The only problem is the price. A single injection, which lasts about three months, costs about pounds 800. Dr Valerie Lewington, from the Department of Nuclear Medicine at Southampton General Hospital, says: 'Strontium is an ideal substance to use because, like calcium, it has a natural affinity for bone and is avidly 'taken up' at sites of increased bone activity - such as around malignant deposits.'
Iris Webb, 69, from Portsmouth, was diagnosed as having breast cancer in 1987. Last year she developed excruciating pain from secondary cancer in the bones of her legs and was confined to a wheelchair. In November, she was given an injection of strontium-89. Within one week she noticed a significant reduction in pain levels. Now she is free from pain, fully mobile, and has taken up her old hobbies of painting and drawing.
Prostate and breast cancer are among the most common forms of the disease: in Britain alone, more than 10,000 new cases of prostate cancer are diagnosed every year. In the later stages, both cancers usually spread to the bones.
A combination of morphine-based drugs and conventional radiotherapy is normally used to relieve pain. Both have unpleasant side-effects such as constipation, nausea and drowsiness. Conventional radiotherapy requires frequent trips to hospital, and usually only one or two areas of the body can be treated at a time.
So far there have been three trials of strontium-89 in the UK involving nine hospitals, including Southampton. The second of these, a double-blind study involving 26 patients published in the European Journal of Cancer, found that strontium-89 compared extremely favourably with a placebo, with many patients reporting complete pain relief.
Results of a third major trial, involving 284 patients, have not been published, but they indicate that strontium-89 not only relieves pain but may also delay the development of new sites of distress. Researchers believe it may do this by attacking micro-deposits of cancer cells in bone, which are too small to be detected by scans. A recent Canadian trial has come up with similar results.

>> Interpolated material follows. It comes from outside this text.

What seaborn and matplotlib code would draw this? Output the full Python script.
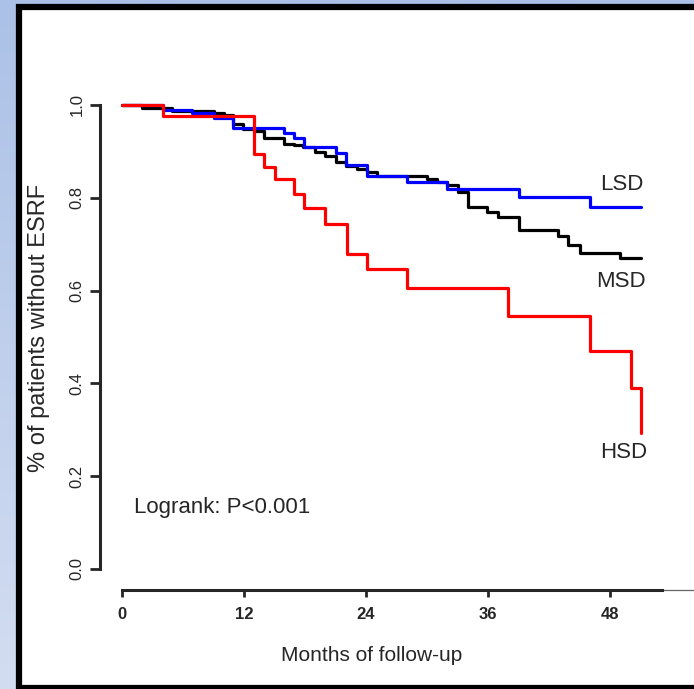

The advantages of strontium treatment are numerous. It involves only one visit to the outpatient clinic for one injection, the effects of which begin within two or three weeks and last at least three months. Because it 'targets' cancer deposits, it has no effect on normal tissue and can therefore be given in higher, more effective doses than conventional radiotherapy. It travels in the blood and is capable of reaching several cancer 'hot spots' simultaneously. Unlike morphine, it has no general effect on the nervous system; and unlike conventional radiotherapy, there is in theory no limit to the number of treatments that can be given.
No one yet knows exactly how strontium-89 relieves pain. Like conventional radiotherapy, it is thought to relieve the pain of bone cancer by killing off the abnormal cells which cause swelling and fractures. Researchers also believe it may interfere with the cells on the edge of cancer deposits, called osteoclasts.
The major drawback to this 'wonder drug' is its prohibitive cost. Amersham International, which markets strontium-89 as Metastron in the UK, says that the price reflects the cost of obtaining a purified source of strontium and producing the radioactive isotope from this 'stable' form. Since there are no suitable nuclear reactors in Britain, the active drug has to be prepared in Sweden, Belgium or the Netherlands and reimported. And, unlike other manufacturing processes, the cost of the drug does not drop with greater production.
Because it is so costly, the use of strontium-89, either on its own or in combination with other treatments, remains restricted. In the current climate of limited resources, many doctors are cautious about adding a new and expensive therapy to those already tried and tested.
Dr David Cole, consultant radiotherapist at the Churchill Hospital in Oxford, says: 'The cost of conventional radiotherapy is virtually nil once the initial outlay has been made on the equipment.' He has yet to be convinced that strontium is superior to available forms of treatment.
But according to Dr Lewington: 'One shot of strontium can make awful pain tolerable. Quality of life can be so improved that it is disappointing that more centres are not able to use it on a regular basis.'
The writer is a doctor currently working in Africa.